**Problem description**
Gather up the lines with the word "React" in them.
--------------------------------
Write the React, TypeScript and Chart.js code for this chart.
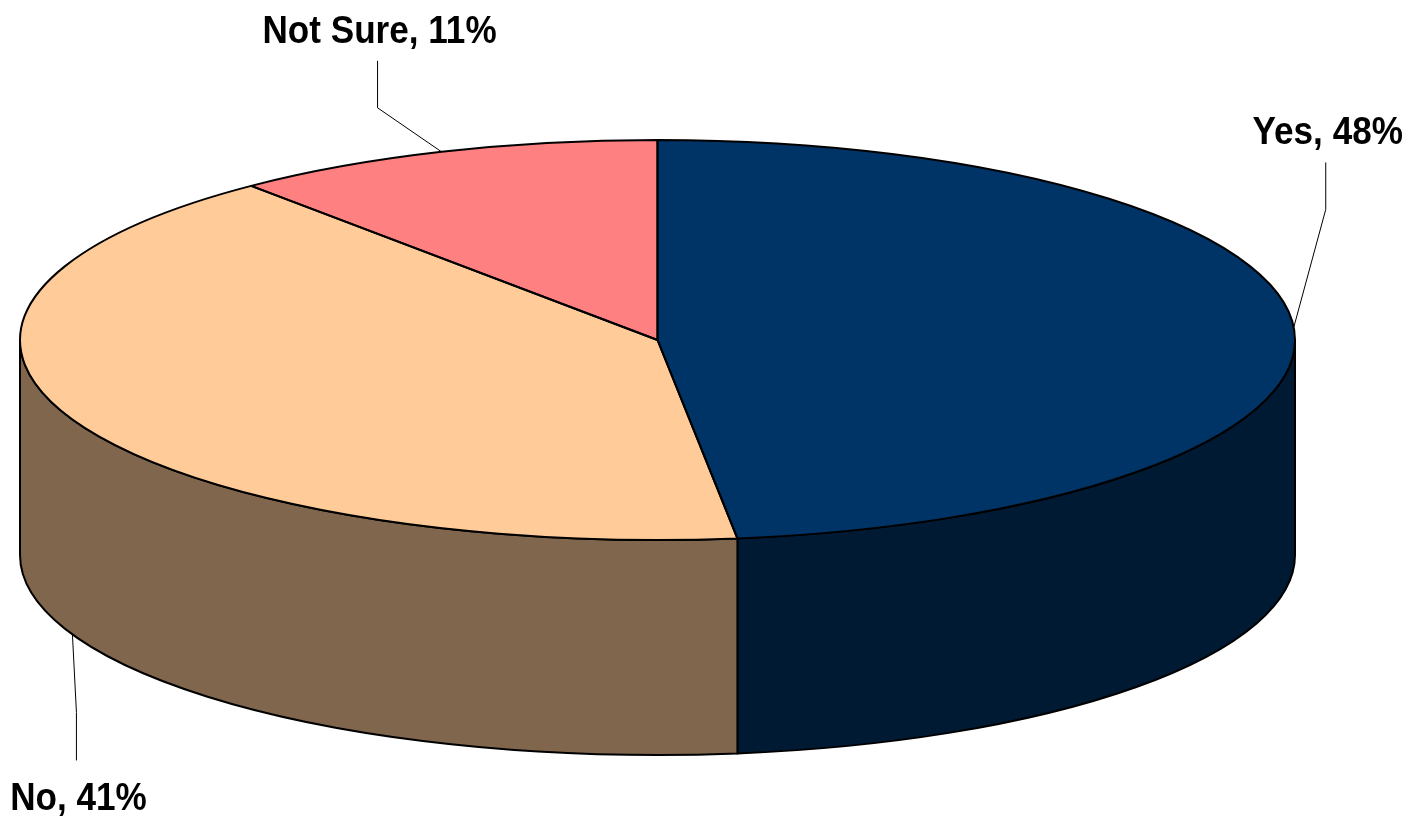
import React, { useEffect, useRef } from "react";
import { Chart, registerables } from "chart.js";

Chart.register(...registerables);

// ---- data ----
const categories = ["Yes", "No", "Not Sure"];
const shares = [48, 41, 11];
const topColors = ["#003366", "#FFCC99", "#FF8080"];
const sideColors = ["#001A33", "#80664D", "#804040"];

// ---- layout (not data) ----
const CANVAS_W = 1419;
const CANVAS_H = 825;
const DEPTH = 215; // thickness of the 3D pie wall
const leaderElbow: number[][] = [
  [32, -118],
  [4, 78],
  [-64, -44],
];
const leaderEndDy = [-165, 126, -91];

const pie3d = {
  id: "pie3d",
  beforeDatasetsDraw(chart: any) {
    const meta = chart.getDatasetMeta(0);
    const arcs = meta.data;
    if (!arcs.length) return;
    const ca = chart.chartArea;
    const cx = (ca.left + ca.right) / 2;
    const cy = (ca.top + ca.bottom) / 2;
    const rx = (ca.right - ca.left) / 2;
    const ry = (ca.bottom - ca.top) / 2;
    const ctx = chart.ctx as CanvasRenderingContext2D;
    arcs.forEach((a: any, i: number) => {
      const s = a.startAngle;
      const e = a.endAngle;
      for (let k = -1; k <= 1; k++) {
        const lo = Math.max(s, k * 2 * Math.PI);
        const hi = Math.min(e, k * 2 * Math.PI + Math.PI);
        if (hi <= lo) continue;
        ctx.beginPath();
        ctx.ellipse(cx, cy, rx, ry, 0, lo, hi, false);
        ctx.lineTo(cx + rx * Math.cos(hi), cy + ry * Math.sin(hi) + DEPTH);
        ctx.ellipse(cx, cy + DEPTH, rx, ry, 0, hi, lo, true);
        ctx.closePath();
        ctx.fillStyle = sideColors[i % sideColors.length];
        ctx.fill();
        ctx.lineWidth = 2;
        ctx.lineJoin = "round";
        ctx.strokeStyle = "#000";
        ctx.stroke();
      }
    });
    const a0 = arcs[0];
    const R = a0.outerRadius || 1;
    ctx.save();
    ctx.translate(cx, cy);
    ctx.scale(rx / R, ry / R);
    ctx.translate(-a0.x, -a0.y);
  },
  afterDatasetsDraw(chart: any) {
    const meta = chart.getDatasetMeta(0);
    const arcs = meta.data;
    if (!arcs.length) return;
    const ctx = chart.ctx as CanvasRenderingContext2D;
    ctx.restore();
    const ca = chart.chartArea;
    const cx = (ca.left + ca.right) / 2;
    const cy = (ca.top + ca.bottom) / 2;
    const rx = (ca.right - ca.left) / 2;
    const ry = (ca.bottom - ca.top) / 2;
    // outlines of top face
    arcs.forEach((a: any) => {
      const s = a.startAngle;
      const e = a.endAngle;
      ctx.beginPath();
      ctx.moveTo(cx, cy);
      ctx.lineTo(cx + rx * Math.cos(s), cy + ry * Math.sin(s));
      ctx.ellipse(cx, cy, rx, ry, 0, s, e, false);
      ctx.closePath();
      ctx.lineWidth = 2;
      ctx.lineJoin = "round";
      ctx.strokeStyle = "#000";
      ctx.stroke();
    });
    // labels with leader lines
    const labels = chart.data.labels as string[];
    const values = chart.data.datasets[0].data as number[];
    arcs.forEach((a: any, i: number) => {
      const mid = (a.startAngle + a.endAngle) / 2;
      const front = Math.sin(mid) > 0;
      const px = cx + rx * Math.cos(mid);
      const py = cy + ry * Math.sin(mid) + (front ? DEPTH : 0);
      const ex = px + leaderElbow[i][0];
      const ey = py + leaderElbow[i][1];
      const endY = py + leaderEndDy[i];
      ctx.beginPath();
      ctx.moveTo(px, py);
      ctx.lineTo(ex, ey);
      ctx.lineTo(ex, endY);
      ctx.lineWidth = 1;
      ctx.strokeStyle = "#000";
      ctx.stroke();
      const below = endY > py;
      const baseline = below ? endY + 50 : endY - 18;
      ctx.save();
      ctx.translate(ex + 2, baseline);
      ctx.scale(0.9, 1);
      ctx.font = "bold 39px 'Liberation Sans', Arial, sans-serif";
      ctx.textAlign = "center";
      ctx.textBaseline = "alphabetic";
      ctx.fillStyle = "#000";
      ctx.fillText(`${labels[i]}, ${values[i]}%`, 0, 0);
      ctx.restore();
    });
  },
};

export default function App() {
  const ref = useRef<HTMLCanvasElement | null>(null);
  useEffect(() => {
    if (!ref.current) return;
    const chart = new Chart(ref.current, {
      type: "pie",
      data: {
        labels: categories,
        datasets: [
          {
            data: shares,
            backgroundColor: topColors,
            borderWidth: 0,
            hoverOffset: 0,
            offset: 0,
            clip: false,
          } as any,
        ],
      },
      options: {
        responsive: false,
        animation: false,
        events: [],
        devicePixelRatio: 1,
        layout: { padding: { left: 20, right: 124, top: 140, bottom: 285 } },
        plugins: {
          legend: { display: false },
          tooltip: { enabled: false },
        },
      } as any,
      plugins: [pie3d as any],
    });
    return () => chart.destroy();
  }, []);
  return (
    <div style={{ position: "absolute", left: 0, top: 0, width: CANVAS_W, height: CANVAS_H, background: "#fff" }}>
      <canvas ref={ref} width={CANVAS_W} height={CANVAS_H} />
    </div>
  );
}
--------------------------------
**Reply to the task**
Write the React, TypeScript and Chart.js code for this chart.
import React, { useEffect, useRef } from "react";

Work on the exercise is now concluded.